1: 19/08/27(火)17:52:19 ID:oP9
私は高校を卒業した後、東京の大学へ進学しましたわ

最初は東京の都会具合、華やかさに心躍ったものでしたがいつの間にかそれにも慣れ、上辺だけの付き合いや毎日バイトして学校へ繰り返しの生活が段々と機械的なものになり嫌気がさしてきたものです。


そんなときに出会ったのが車――


免許自体は高校卒業前に取得したものの進学時には到底替えるお金も無く、車の購入するのはしばらく期間が空きました


この場合は宗教上の理由とでもいうのですか、親が言うには車は新車で買いなさいという教えのために車選びにはかなり制限が掛かりました。


このご時世、マニュアル車なんて乗るには選択肢がかなり限られますからね。
数種類の車のパンフレットをめくりながら目に飛び込んできたのはこのキャッチフレーズ


「今、マニュアルに乗る」

2: 19/08/27(火)17:53:17 ID:oP9
とても攻めた、率直で心に何か引っかかるフレーズ。


カタログの2ページ目の流れるように走るあの赤に私は釘付けになってしまった――



そんな車のコックピットに座り、自分の思うように走らせるのが今の日課。

身体をすっぽりと包み込むレカロシート。しっかりと身体を密着させてシートベルトを締め、ポジションを合わせる。

それから少し間を置いてエンジンスタートのボタンを押す。


それは"儀式"と呼べるかもしれない。

3: 19/08/27(火)17:53:59 ID:oP9
車は走り出す。1速、2速とシフトチェンジを繰り返す
手のひらから伝わってくるコクリとした感触が心地よい。


ショートストローク化されたシフトレバーはスポーティー感とダイレクト感を演出する。これこそマニュアル車の醍醐味。


回転数を合わせながらクラッチを繋ぎ、右手でミッションのご機嫌を伺いながら丁寧にシフト操作していく。この操作こそがMT車を運転する楽しみ。決してATでは味わえない感触。


そして車を走らせて首都高へ―

4: 19/08/27(火)17:54:42 ID:oP9
一般道に比べてのハイペースなコーナリングと再加速。

固めの足回りから伝わってくる硬派な「コツンコツン」という感触が更に胸を昂らせる。


必要以上の演出がされていない足回りはステアリングの操作と車が動く感覚を分かりやすく教えてくれる。

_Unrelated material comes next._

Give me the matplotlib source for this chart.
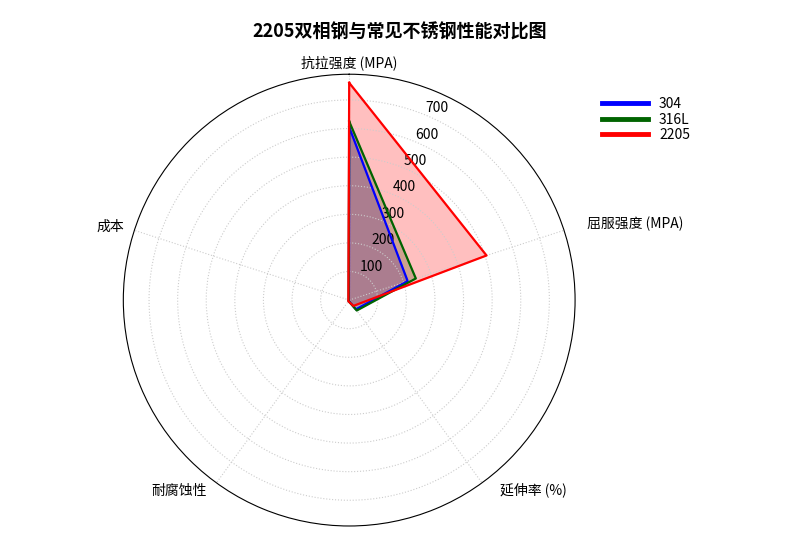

コーナーが来るのが待ち遠しい。そんな感覚にさせてくれる相棒。


軽さから来る軽快なハンドリング。クロスレシオのミッションが更に回せ、踏めと心に呼びかけてくる。


大人しく走らせれば最近のエンジン特有の燃費の良さ。
回して走れば「もっともっと」と私を急かす。

この車でならどこまでも走れそう、何処へ行くにも怖くない、そう思わせてくれる。

5: 19/08/27(火)17:55:28 ID:oP9
PAに入る。

アフターアイドリングさせ、エンジンを冷やしながら取り出した煙草に火を着ける。


愛車を眺めながらの一服。それは最高の一時。


ボディを様々な角度から眺め、時が過ぎる


自然と口元が緩み 心が満たされていく




数十分が過ぎ帰路へ


身体から伝わる感触、手から伝わる感触。


耳と目で感じる感覚。


ブレーキングしてアクセルを煽って回転数を合わせてシフトダウン。

リズム良く操作を決めて横G感じながらコーナーを駆け抜けていく。

上手く決まったときの高揚感 これは言葉に出来ないとびきりの瞬間


学校のこと バイトのこと そんな日常を一切忘れて自分と車と向き合うこの時間


そんな素敵な時間も終わりを告げようとしている

6: 19/08/27(火)17:56:13 ID:oP9
至福の時間は永遠と来ないものか


家に着いたときに私はこう思う
「ありがとう」と

愛車に背を向けつつ、また明日とびきりの瞬間が来るのを待ち焦がれているのであった

7: 19/08/27(火)17:58:15 ID:oP9
終わりです。

病院の待ち時間に書きました。 書いていくうちに厨二臭いポエム感がマシマシになってしまった。